Pasal norma konstitusi diatas mencerminkan prinsip-prinsip hak asasi manusia yang berlaku bagi seluruh manusia secara universal. Namun kenyataannya ada warga negara yang tidak dapat memperoleh hal tersebut diatas. IV. PETITUM Bahwa dari seluruh dalil-dalil yang diuraikan di atas dan bukti-bukti terlampir, dengan ini Pemohon mohon kepada para Yang Mulia Majelis Hakim Mahkamah Konstitusi untuk kiranya berkenan memberikan putusan sebagai berikut: 1.
Menerima dan mengabulkan permohonan terhadap Pasal 28 ayat (2) Jo Pasal 45 ayat (2) Undang-undang Republik Indonesia Nomor 11 Tahun 2008 tentang Informasi dan Transaksi Elektronik. terhadap Undang – Undang Dasar Negara Republik Indonesia Tahun 1945
2. Menyatakan Menerima dan mengabulkan permohonan terhadap Pasal 28 ayat (2) Jo Pasal 45 ayat (2) Undang-undang Republik Indonesia Nomor 11 Tahun 2008 tentang Informasi dan Transaksi Elektronik. 3. Menyatakan Menerima dan mengabulkan permohonan terhadap Pasal 28 ayat (2) Jo Pasal 45 ayat (2) Undang-undang Republik Indonesia Nomor 11 Tahun 2008 tentang Informasi dan Transaksi Elektronik.tidak mempunyai kekuatan hukum mengikat dengan segala akibat hukumnya. 4.
Memerintahkan pemuatan putusan ini dalam Berita Negara Republik Indonesia sebagaimana mestinya.
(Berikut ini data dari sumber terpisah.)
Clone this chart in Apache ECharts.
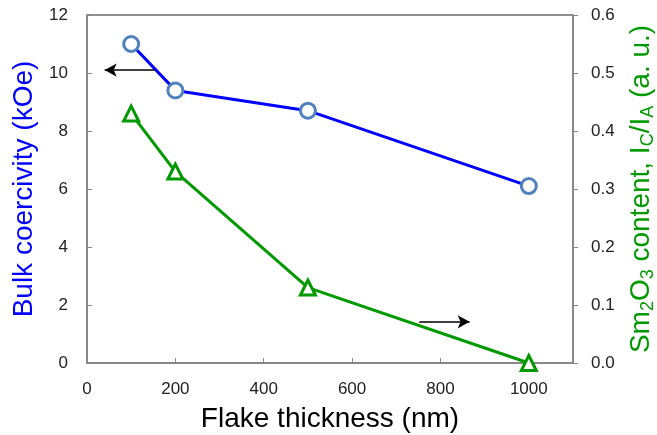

Atau apabila Majelis Hakim Mahkamah Konstitusi berpendapat lain, mohon putusan yang seadil-adilnya (ex aequo et bono)
V. PENUTUP Demikian Permohonan Uji Materil (Judicial Review) ini Pemohon sampaikan, atas perhatian dan kearifan Majelis Hakim yang mulia Pemohon sampaikan terima kasih. Dan sebagai kelengkapan permohonan ini, Pemohon lampirkan bukti-bukti dan daftar sementara saksi dan ahli.